Oleh: Ahmad Hariyansyah
Di tengah kehidupan modern yang serba materialistik, kekayaan kerap diukur dari banyaknya harta, luasnya aset, dan kemewahan hidup. Ukuran sukses sering kali disamakan dengan saldo rekening dan jumlah barang yang dimiliki. Padahal, dalam kacamata tasawuf, kekayaan sejati bukanlah soal jumlah harta, melainkan soal mentalitas.
Bagi seorang sufi, mental kaya adalah keadaan hati yang lapang, jiwa yang tenang, dan rasa cukup atas pemberian Allah. Kekayaan tidak diukur dari apa yang ada di tangan, tetapi dari sikap terhadap apa yang ada di tangan itu.
Rasulullah SAW bersabda:
“Bukanlah kekayaan itu dengan banyaknya harta benda, tetapi kekayaan yang sebenarnya adalah kekayaan hati.”
(HR. Bukhari dan Muslim)
Hadis ini menjadi pilar utama paradigma kekayaan ala sufi. Kekayaan hati (ghina al-nafs) adalah kebebasan dari ketergantungan kepada makhluk, keterikatan terhadap dunia, dan perasaan cukup atas rezeki yang diberikan Allah.
Antara Harta dan Jiwa
Tak sedikit orang yang memiliki banyak harta namun tetap merasa miskin. Mereka hidup dalam kekhawatiran, selalu merasa kurang, dan senantiasa menuntut lebih. Sebaliknya, para sufi — meski hidup sederhana — justru merasakan kelimpahan batin yang membuat mereka lapang dalam memberi, tulus melayani, dan kokoh menghadapi ujian.
Hal ini selaras dengan firman Allah SWT:
“Barangsiapa bertakwa kepada Allah, niscaya Dia akan menjadikan baginya jalan keluar. Dan memberinya rezeki dari arah yang tidak disangka-sangkanya. Dan barangsiapa bertawakal kepada Allah, niscaya Allah akan mencukupkan (keperluannya).”
(QS. At-Thalaq: 2–3)
Para sufi meyakini bahwa rezeki bukan semata hasil kerja keras, melainkan anugerah dari Allah. Kekayaan duniawi tidak membuat mereka silau, sebab mereka paham hakikatnya hanyalah titipan yang fana.
Berbagi: Cermin Mental Kaya
Orang yang bermental kaya, meski hartanya terbatas, tetap mampu berbagi.
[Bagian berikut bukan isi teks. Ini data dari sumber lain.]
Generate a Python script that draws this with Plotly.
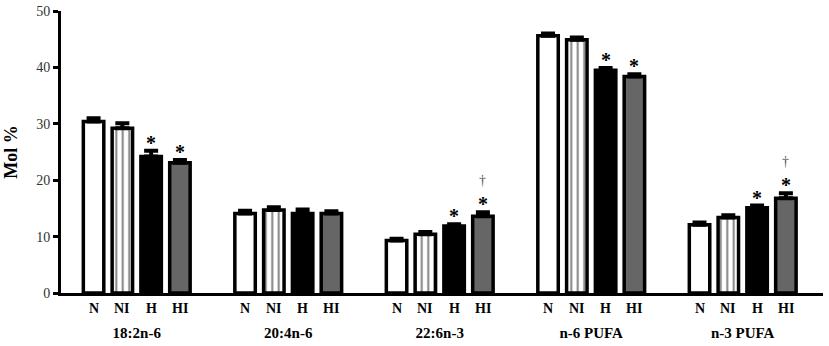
import plotly.graph_objects as go

groups = ["18:2n-6", "20:4n-6", "22:6n-3", "n-6 PUFA", "n-3 PUFA"]
conditions = ["N", "NI", "H", "HI"]
values = {
    "N":  [30.4, 14.1, 9.3, 45.6, 12.1],
    "NI": [29.2, 14.7, 10.4, 44.9, 13.4],
    "H":  [24.2, 14.1, 11.9, 39.5, 15.1],
    "HI": [23.1, 14.1, 13.6, 38.4, 16.8],
}
errors = {
    "N":  [0.6, 0.5, 0.3, 0.4, 0.4],
    "NI": [0.9, 0.5, 0.4, 0.4, 0.4],
    "H":  [1.0, 0.7, 0.3, 0.4, 0.4],
    "HI": [0.5, 0.4, 0.7, 0.4, 0.9],
}
stars = {"H": [1, 0, 1, 1, 1], "HI": [1, 0, 1, 1, 1]}
daggers = {"HI": [0, 0, 1, 0, 1]}
y_ticks = [0, 10, 20, 30, 40, 50]

pitch = 0.19
offsets = {c: (j - 1.5) * pitch for j, c in enumerate(conditions)}
serif = "Liberation Serif, Times New Roman, serif"

styles = {
    "N": dict(color="white"),
    "NI": dict(color="white", pattern=dict(shape="|", fgcolor="black", bgcolor="white", size=6.5, solidity=0.3)),
    "H": dict(color="black"),
    "HI": dict(color="#666666"),
}

fig = go.Figure()
for c in conditions:
    xs = [i + offsets[c] for i in range(len(groups))]
    fig.add_trace(go.Bar(
        x=xs, y=values[c], width=0.135, name=c,
        marker=dict(**styles[c], line=dict(color="black", width=3.5)),
        error_y=dict(type="data", array=errors[c], arrayminus=[0] * len(groups),
                     symmetric=False, color="black", thickness=4, width=7),
        showlegend=False, hoverinfo="skip",
    ))

annotations = []
for c in conditions:
    for i in range(len(groups)):
        x = i + offsets[c]
        annotations.append(dict(x=x, y=0, xref="x", yref="y", text=f"<b>{c}</b>",
                                showarrow=False, yanchor="top", yshift=-6,
                                font=dict(family=serif, size=14, color="black")))
        top = values[c][i] + errors[c][i]
        if stars.get(c, [0] * 5)[i]:
            annotations.append(dict(x=x, y=top, xref="x", yref="y", text="<b>*</b>",
                                    showarrow=False, yanchor="bottom", yshift=-5,
                                    font=dict(family=serif, size=20, color="black")))
        if daggers.get(c, [0] * 5)[i]:
            annotations.append(dict(x=x, y=top, xref="x", yref="y", text="†",
                                    showarrow=False, yanchor="bottom", yshift=22,
                                    font=dict(family=serif, size=14, color="#555555")))

fig.update_layout(
    width=829, height=346,
    margin=dict(l=61, r=6, t=11, b=53),
    plot_bgcolor="white", paper_bgcolor="white",
    barmode="overlay",
    annotations=annotations,
    xaxis=dict(range=[-0.5, 4.53], tickvals=list(range(len(groups))), ticktext=[f"<b>{g}</b>" for g in groups],
               showline=True, linecolor="black", linewidth=3, ticks="", showgrid=False, zeroline=False,
               automargin=False,
               ticklabelstandoff=24, tickfont=dict(family=serif, size=15, color="black")),
    yaxis=dict(range=[0, 50], tickvals=y_ticks, showline=True, linecolor="black", linewidth=3,
               ticks="outside", ticklen=5, tickwidth=2.5, tickcolor="black", showgrid=False, zeroline=False,
               automargin=False,
               tickfont=dict(family=serif, size=14, color="#333333"),
               title=dict(text="<b>Mol %</b>", standoff=14, font=dict(family=serif, size=18, color="black"))),
)

fig.write_html("out.html", config={"displayModeBar": False},
               post_script="document.body.style.margin='0px';")
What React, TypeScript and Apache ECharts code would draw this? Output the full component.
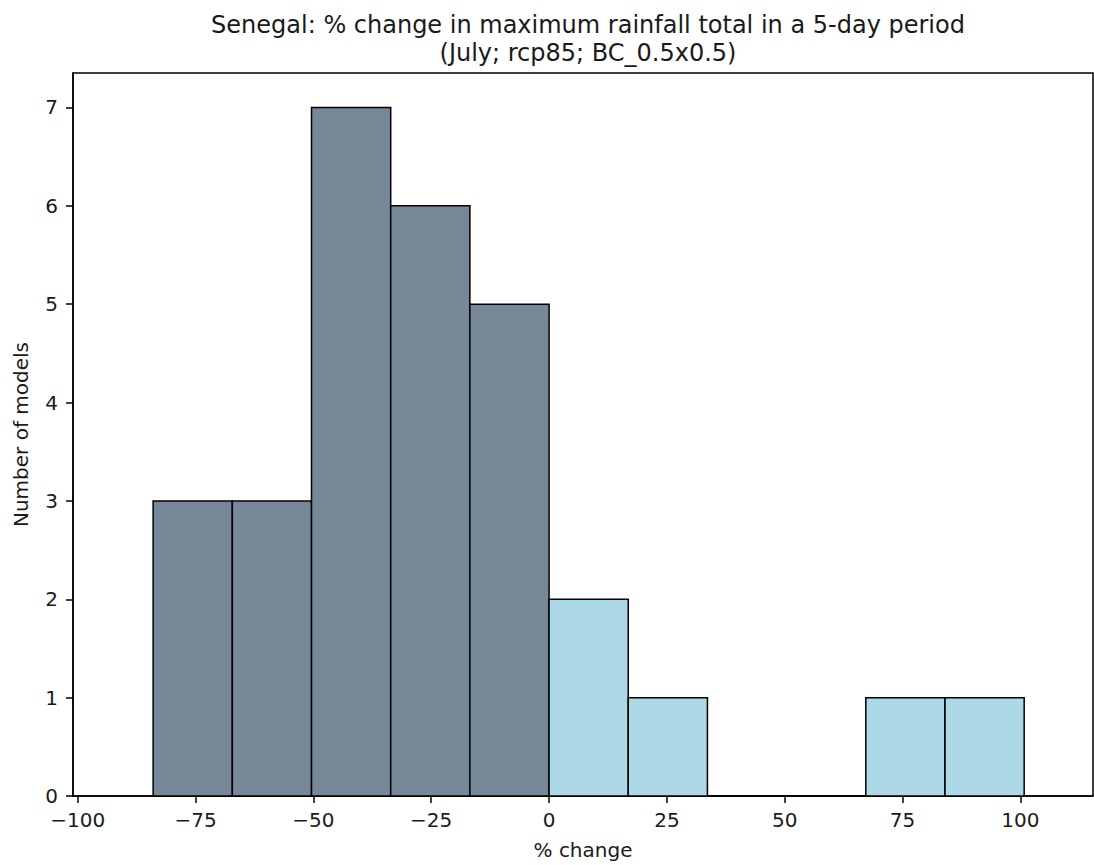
import React, { useEffect, useRef } from "react";
import * as echarts from "echarts";

const titleLines = [
  "Senegal: % change in maximum rainfall total in a 5-day period",
  "(July; rcp85; BC_0.5x0.5)",
];
const xAxisName = "% change";
const yAxisName = "Number of models";

// Histogram bin edges (12 edges -> 11 bins) and model counts per bin
const binEdges = [-84.0, -67.2, -50.4, -33.6, -16.8, 0.0, 16.8, 33.6, 50.4, 67.2, 84.0, 100.8];
const counts = [3, 3, 7, 6, 5, 2, 1, 0, 0, 1, 1];

const xTicks = [-100, -75, -50, -25, 0, 25, 50, 75, 100];
const yTicks = [0, 1, 2, 3, 4, 5, 6, 7];

const FONT = "DejaVu Sans";

export default function App() {
  const ref = useRef<HTMLDivElement>(null);
  useEffect(() => {
    if (!ref.current) return;
    const chart = echarts.init(ref.current, undefined, { renderer: "svg" });
    const data = counts.map((c, i) => [binEdges[i], binEdges[i + 1], c]);
    chart.setOption({
      animation: false,
      backgroundColor: "#ffffff",
      textStyle: { fontFamily: FONT },
      title: {
        text: titleLines.join("\n"),
        left: 583,
        top: 6,
        textAlign: "center",
        textStyle: {
          fontFamily: FONT,
          fontSize: 24,
          fontWeight: "normal",
          color: "#1a1a1a",
          lineHeight: 28,
        },
      },
      grid: {
        left: 73,
        right: 1,
        top: 73,
        bottom: 68,
        show: true,
        borderColor: "#000",
        borderWidth: 1.5,
        backgroundColor: "transparent",
      },
      xAxis: {
        type: "value",
        min: -101,
        max: 115.4,
        name: xAxisName,
        nameLocation: "middle",
        nameGap: 44,
        nameTextStyle: { fontFamily: FONT, fontSize: 20, color: "#1a1a1a" },
        splitLine: { show: false },
        axisLine: { show: true, onZero: false, lineStyle: { color: "#000", width: 1.5 } },
        axisTick: {
          show: true,
          inside: false,
          length: 7,
          customValues: xTicks,
          lineStyle: { color: "#000", width: 1.5 },
        },
        axisLabel: {
          show: true,
          customValues: xTicks,
          margin: 15,
          lineHeight: 18,
          fontFamily: FONT,
          fontSize: 20,
          color: "#1a1a1a",
          formatter: (v: number) => String(v).replace("-", "\u2212"),
        },
      },
      yAxis: {
        type: "value",
        min: 0,
        max: 7.35,
        name: yAxisName,
        nameLocation: "middle",
        nameGap: 42,
        nameTextStyle: { fontFamily: FONT, fontSize: 20, color: "#1a1a1a" },
        splitLine: { show: false },
        axisLine: { show: true, onZero: false, lineStyle: { color: "#000", width: 1.5 } },
        axisTick: {
          show: true,
          inside: false,
          length: 7,
          customValues: yTicks,
          lineStyle: { color: "#000", width: 1.5 },
        },
        axisLabel: {
          show: true,
          customValues: yTicks,
          margin: 15,
          lineHeight: 16,
          fontFamily: FONT,
          fontSize: 20,
          color: "#1a1a1a",
        },
      },
      series: [
        {
          type: "custom",
          data,
          encode: { x: [0, 1], y: 2 },
          renderItem: (params: any, api: any) => {
            const x0 = api.value(0);
            const x1 = api.value(1);
            const c = api.value(2);
            const pTop = api.coord([x0, c]);
            const pBot = api.coord([x1, 0]);
            return {
              type: "rect",
              shape: {
                x: pTop[0],
                y: pTop[1],
                width: pBot[0] - pTop[0],
                height: pBot[1] - pTop[1],
              },
              style: {
                fill: x0 < 0 ? "#778899" : "#ADD8E6",
                stroke: "#000",
                lineWidth: 1.5,
              },
            };
          },
        },
      ],
    });
    return () => chart.dispose();
  }, []);
  return (
    <div
      ref={ref}
      style={{ position: "fixed", left: 0, top: 0, width: 1094, height: 865 }}
    />
  );
}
Ia percaya bahwa memberi tidak akan mengurangi rezeki, bahkan justru menambah keberkahan. Ia tidak menunggu kaya secara materi untuk berbuat baik.
Sebaliknya, orang yang bermental miskin — walau bergelimang harta — sulit memberi. Ia khawatir kekayaannya berkurang, selalu merasa kurang, dan lebih senang menerima daripada memberi.
Rasulullah SAW bersabda:
“Tangan di atas lebih baik daripada tangan di bawah.”
(HR. Bukhari dan Muslim)
Makna “tangan di atas” bukan hanya tentang memberi materi, tetapi juga melambangkan kemuliaan hati yang dermawan, lapang, dan tidak serakah.
Latihan Tasawuf: Menempa Jiwa Menjadi Kaya
Mental kaya tidak muncul tiba-tiba. Ia lahir dari latihan batin yang terus-menerus — mujahadah (bersungguh-sungguh melawan hawa nafsu), muraqabah (merasa diawasi Allah), dan tafakur (merenung).
Para sufi meneladani Rasulullah SAW, yang meski memiliki akses kekuasaan dan kekayaan, tetap hidup sederhana. Beliau menolak hidup mewah walau peluang terbuka lebar. Hatinya selalu penuh, meski rumahnya kadang kosong dari makanan.
Penutup
Mental kaya adalah bekal penting untuk menjalani hidup bermakna. Ia membuat seseorang tenang dalam kesempitan, dan tetap rendah hati dalam kelapangan. Dalam dunia yang semakin mengagungkan penampilan dan kepemilikan, mentalitas ini menjadi benteng kejernihan jiwa.
Tasawuf tidak melarang kekayaan, tetapi mengajarkan agar kekayaan tidak menguasai hati. Karena sejatinya, kaya bukan tentang seberapa banyak yang kita miliki, tetapi seberapa cukup kita merasa.